Exercise description>
Please print exactly the lines below, from the start of the material up to and including the line with "const fStep = 0.0002;", but none of the pictures.

Data block>
BEGIN

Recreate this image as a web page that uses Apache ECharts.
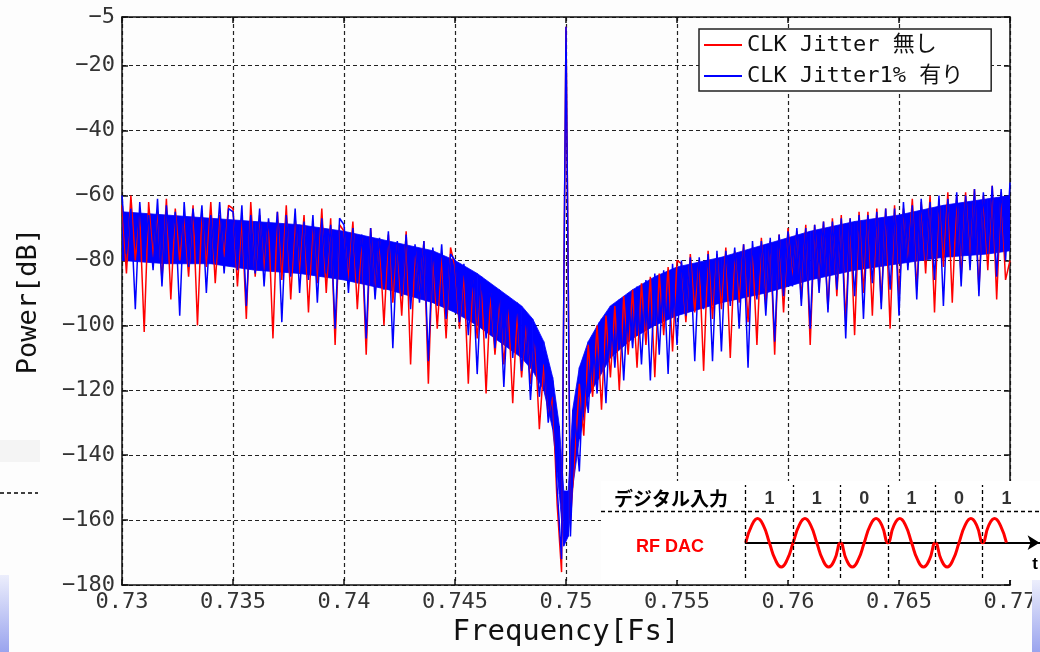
<!DOCTYPE html>
<html>
<head>
<meta charset="utf-8">
<title>CLK Jitter spectrum</title>
<script src="https://cdn.jsdelivr.net/npm/echarts@6/dist/echarts.min.js"></script>
<style>
  html, body { margin: 0; padding: 0; background: #fdfdfd; }
  #main { width: 1040px; height: 652px; }
</style>
</head>
<body>
<div id="main"></div>
<script>
// FFT bins: 0.73 .. 0.77 Fs
const fStart = 0.73;
const fStep = 0.0002;

// CLK Jitter 無し
const redDb = [
  -63, -84, -60, -80, -66, -102, -62, -79, -65, -86, -61, -92, -64, -80, -67, -85, -63, -100, -65, -82, -62, -87, -66, -79, -63,
  -64, -88, -67, -98, -62, -85, -66, -83, -68, -104, -65, -86, -63, -92, -67, -84, -66, -96, -68, -87, -64, -90, -67, -106, -69,
  -71, -86, -68, -95, -73, -109, -70, -90, -74, -100, -72, -93, -75, -97, -71, -112, -76, -92, -74, -118, -77, -101, -79, -104, -76,
  -82, -101, -84, -118, -86, -104, -87, -121, -90, -109, -92, -112, -94, -124, -96, -116, -99, -118, -104, -132, -112, -128, -122, -155, -176,
  -8,
  -160, -140, -118, -134, -106, -122, -100, -126, -97, -116, -94, -120, -91, -109, -89, -113, -87, -106, -85, -116, -84, -103, -82, -108, -80,
  -81, -99, -78, -96, -80, -114, -77, -98, -78, -95, -76, -110, -77, -93, -75, -99, -76, -106, -73, -94, -74, -109, -72, -96, -70,
  -86, -71, -92, -69, -106, -69, -88, -68, -95, -67, -91, -66, -99, -67, -103, -65, -90, -65, -97, -64, -93, -64, -101, -63, -91,
  -64, -81, -61, -89, -62, -84, -60, -96, -61, -82, -59, -93, -60, -85, -59, -80, -58, -89, -60, -83, -57, -92, -59, -86, -80
];

// CLK Jitter1% 有り
const blueDb = [
  -60, -78, -64, -95, -62, -80, -66, -83, -61, -88, -63, -79, -65, -97, -62, -82, -64, -78, -63, -90, -66, -81, -62, -84, -64,
  -65, -83, -63, -94, -66, -84, -64, -88, -67, -82, -65, -99, -66, -85, -64, -90, -68, -86, -66, -93, -67, -84, -69, -101, -67,
  -69, -90, -70, -87, -72, -104, -70, -92, -73, -89, -71, -107, -74, -91, -72, -95, -75, -93, -74, -111, -76, -94, -75, -98, -78,
  -80, -99, -81, -103, -84, -115, -85, -104, -88, -107, -89, -119, -91, -110, -93, -114, -96, -123, -102, -122, -108, -130, -117, -150, -172,
  -8,
  -165, -128, -145, -112, -127, -103, -121, -98, -124, -95, -113, -92, -117, -90, -107, -88, -112, -86, -117, -84, -109, -83, -115, -81, -106,
  -80, -97, -79, -111, -79, -95, -78, -111, -77, -108, -77, -94, -76, -101, -75, -113, -74, -92, -74, -97, -73, -105, -72, -91, -71,
  -88, -70, -94, -70, -101, -69, -90, -68, -96, -68, -89, -67, -104, -67, -91, -66, -98, -66, -87, -65, -95, -64, -89, -64, -97,
  -62, -83, -63, -92, -61, -80, -62, -86, -60, -94, -61, -79, -59, -88, -60, -83, -58, -91, -59, -78, -57, -85, -58, -80, -56
];

// dense part of the blue trace (where the noise is solid)
const coreFreq = [0.730, 0.732, 0.734, 0.736, 0.738, 0.740, 0.742, 0.744, 0.745, 0.746, 0.747, 0.748, 0.7485, 0.749, 0.7494, 0.7497, 0.7499,
                  0.7501, 0.7503, 0.7506, 0.751, 0.7515, 0.752, 0.753, 0.754, 0.755, 0.757, 0.759, 0.761, 0.763, 0.765, 0.767, 0.769, 0.770];
const coreTop = [-65, -66, -67, -68, -69, -71, -74, -77, -80, -84, -89, -94, -98, -105, -116, -131, -151,
                 -151, -126, -113, -105, -99, -94, -89, -85, -82, -79, -75, -71, -68, -66, -63, -61, -60];
const coreBottom = [-80, -81, -81, -83, -84, -86, -89, -93, -96, -100, -105, -110, -114, -120, -132, -152, -168,
                    -165, -150, -135, -122, -116, -110, -104, -100, -97, -93, -90, -86, -83, -81, -79, -78, -77];

// inset: digital input bits and RF DAC output
const bits = ['1', '1', '0', '1', '0', '1'];
const bitEdges = [0, 1, 2, 3, 4, 5];
const waveStep = 0.125;
const waveform = [
  0, 0.7, 1, 0.7, 0, -0.7, -1, -0.7,
  0, 0.7, 1, 0.7, 0, -0.7, -1, -0.7,
  0, -0.7, -1, -0.7, 0, 0.7, 1, 0.7,
  0, 0.7, 1, 0.7, 0, -0.7, -1, -0.7,
  0, -0.7, -1, -0.7, 0, 0.7, 1, 0.7,
  0, 0.7, 1, 0.7, 0
];

const freqOf = i => +(fStart + i * fStep).toFixed(5);
const redData = redDb.map((v, i) => [freqOf(i), v]);
const blueData = blueDb.map((v, i) => [freqOf(i), v]);
const coreData = coreFreq.map((f, i) => [f, coreTop[i], coreBottom[i]]);
const waveData = waveform.map((v, i) => [i * waveStep, v]);
const bitData = bits.map((b, i) => [i + 0.5, 1.8, b]);

const mono = "'DejaVu Sans Mono', 'Noto Sans CJK JP', monospace";
const minus = v => String(v).replace('-', '\u2212');

// one quad per pair of neighbouring core points
function renderCore(params, api) {
  const i = params.dataIndex;
  if (i >= coreData.length - 1) return null;
  const a = coreData[i], b = coreData[i + 1];
  return {
    type: 'polygon',
    shape: {
      points: [api.coord([a[0], a[1]]), api.coord([b[0], b[1]]),
               api.coord([b[0], b[2]]), api.coord([a[0], a[2]])]
    },
    style: { fill: '#0000ff', stroke: '#0000ff', lineWidth: 0.8 }
  };
}

var chart = echarts.init(document.getElementById('main'));
var option = {
  animation: false,
  backgroundColor: '#fdfdfd',
  legend: {
    data: ['CLK Jitter 無し', 'CLK Jitter1% 有り'],
    orient: 'vertical',
    left: 699,
    top: 29,
    padding: [5, 28, 4, 5],
    itemGap: 9,
    itemWidth: 38,
    itemHeight: 2,
    icon: 'rect',
    backgroundColor: '#fff',
    borderColor: '#222',
    borderWidth: 1.5,
    borderRadius: 0,
    textStyle: { fontFamily: mono, fontSize: 22, color: '#111' }
  },
  grid: [
    { left: 122, right: 30, top: 17, bottom: 66 },
    { left: 745.7, right: 0.4, top: 485, bottom: 74 }
  ],
  xAxis: [
    {
      gridIndex: 0, type: 'value', min: 0.73, max: 0.77, interval: 0.005,
      name: 'Frequency[Fs]', nameLocation: 'middle', nameGap: 30,
      nameTextStyle: { fontFamily: mono, fontSize: 29, color: '#111' },
      axisLine: { lineStyle: { color: '#111', width: 1.5 } },
      axisTick: { inside: true, length: 6, lineStyle: { color: '#111', width: 1.5 } },
      axisLabel: { fontFamily: mono, fontSize: 22, color: '#333', margin: 6 },
      splitLine: { show: true, lineStyle: { color: '#222', type: [4, 3], width: 1.2 } }
    },
    {
      gridIndex: 0, type: 'value', min: 0.73, max: 0.77, interval: 0.005, position: 'top',
      axisLine: { lineStyle: { color: '#111', width: 1.5 } },
      axisTick: { inside: true, length: 6, lineStyle: { color: '#111', width: 1.5 } },
      axisLabel: { show: false },
      splitLine: { show: false }
    },
    {
      gridIndex: 1, type: 'value', min: 0, max: 6.2, z: 20,
      axisLine: { onZero: true, symbol: ['none', 'arrow'], symbolSize: [11, 12], lineStyle: { color: '#000', width: 2 } },
      axisTick: { show: false },
      axisLabel: { show: false },
      splitLine: { show: false }
    }
  ],
  yAxis: [
    {
      gridIndex: 0, type: 'value', min: -180, max: -5, interval: 20,
      name: 'Power[dB]', nameLocation: 'middle', nameGap: 80,
      nameTextStyle: { fontFamily: mono, fontSize: 27, color: '#111' },
      axisLine: { lineStyle: { color: '#111', width: 1.5 } },
      axisTick: { inside: true, length: 6, lineStyle: { color: '#111', width: 1.5 } },
      axisLabel: { fontFamily: mono, fontSize: 22, color: '#333', margin: 7, formatter: minus },
      splitLine: { show: true, lineStyle: { color: '#222', type: [4, 3], width: 1.2 } }
    },
    {
      gridIndex: 0, type: 'value', min: -180, max: -5, interval: 20, position: 'right',
      axisLine: { lineStyle: { color: '#111', width: 1.5 } },
      axisTick: { inside: true, length: 6, lineStyle: { color: '#111', width: 1.5 } },
      axisLabel: { show: false },
      splitLine: { show: false }
    },
    { gridIndex: 1, type: 'value', min: -1.453, max: 2.374, show: false }
  ],
  series: [
    {
      name: 'CLK Jitter 無し', type: 'line', data: redData,
      showSymbol: false, symbol: 'none',
      itemStyle: { color: '#ff0000' },
      lineStyle: { color: '#ff0000', width: 1.5 }
    },
    {
      name: 'core', type: 'custom', data: coreData, renderItem: renderCore,
      encode: { x: 0, y: [1, 2] }, silent: true, clip: true
    },
    {
      name: 'CLK Jitter1% 有り', type: 'line', data: blueData,
      showSymbol: false, symbol: 'none',
      itemStyle: { color: '#0000ff' },
      lineStyle: { color: '#0000ff', width: 1.5 }
    },
    {
      name: 'RF DAC', type: 'line', xAxisIndex: 2, yAxisIndex: 2, data: waveData,
      smooth: 0.5, symbol: 'none', z: 20,
      lineStyle: { color: '#ff0000', width: 3 },
      markLine: {
        z: 21, silent: true, symbol: ['none', 'none'], label: { show: false },
        lineStyle: { color: '#000', type: [4, 3], width: 1.3 },
        data: bitEdges.map(v => ({ xAxis: v }))
      }
    },
    {
      name: 'bits', type: 'scatter', xAxisIndex: 2, yAxisIndex: 2, data: bitData,
      symbolSize: 0, z: 20, silent: true,
      label: {
        show: true, position: 'inside', formatter: p => p.data[2],
        fontFamily: "'Liberation Sans', Arial", fontWeight: 'bold', fontSize: 18, color: '#000'
      }
    }
  ],
  graphic: [
    { type: 'rect', z: 10, shape: { x: 0, y: 440, width: 40, height: 22 }, style: { fill: '#f4f4f4' } },
    { type: 'line', z: 10, shape: { x1: 0, y1: 493, x2: 38, y2: 493 }, style: { stroke: '#000', lineWidth: 1.5, lineDash: [4, 3] } },
    {
      type: 'rect', z: 10, shape: { x: 0, y: 575, width: 9, height: 77 },
      style: { fill: new echarts.graphic.LinearGradient(0, 0, 0, 1, [{ offset: 0, color: '#eceefc' }, { offset: 1, color: '#9aa4ee' }]) }
    },
    { type: 'rect', z: 10, shape: { x: 601, y: 481, width: 439, height: 99 }, style: { fill: '#ffffff' } },
    {
      type: 'rect', z: 10, shape: { x: 1032, y: 580, width: 8, height: 72 },
      style: { fill: new echarts.graphic.LinearGradient(0, 0, 0, 1, [{ offset: 0, color: '#eceefc' }, { offset: 1, color: '#9aa4ee' }]) }
    },
    { type: 'line', z: 11, shape: { x1: 601, y1: 511.5, x2: 1040, y2: 511.5 }, style: { stroke: '#000', lineWidth: 1.3, lineDash: [4, 3] } },
    {
      type: 'text', z: 11, x: 671, y: 499,
      style: { text: 'デジタル入力', font: "bold 19px 'Noto Sans CJK JP'", fill: '#000', align: 'center', verticalAlign: 'middle' }
    },
    {
      type: 'text', z: 11, x: 670, y: 547,
      style: { text: 'RF DAC', font: "bold 18px 'Liberation Sans'", fill: '#ff0000', align: 'center', verticalAlign: 'middle' }
    },
    {
      type: 'text', z: 11, x: 1035, y: 564,
      style: { text: 't', font: "bold 17px 'Liberation Sans'", fill: '#000', align: 'center', verticalAlign: 'middle' }
    }
  ]
};
chart.setOption(option);
</script>
</body>
</html>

END

Reply to the task>
Recreate this image as a web page that uses Apache ECharts.
<!DOCTYPE html>
<html>
<head>
<meta charset="utf-8">
<title>CLK Jitter spectrum</title>
<script src="https://cdn.jsdelivr.net/npm/echarts@6/dist/echarts.min.js"></script>
<style>
  html, body { margin: 0; padding: 0; background: #fdfdfd; }
  #main { width: 1040px; height: 652px; }
</style>
</head>
<body>
<div id="main"></div>
<script>
// FFT bins: 0.73 .. 0.77 Fs
const fStart = 0.73;
const fStep = 0.0002;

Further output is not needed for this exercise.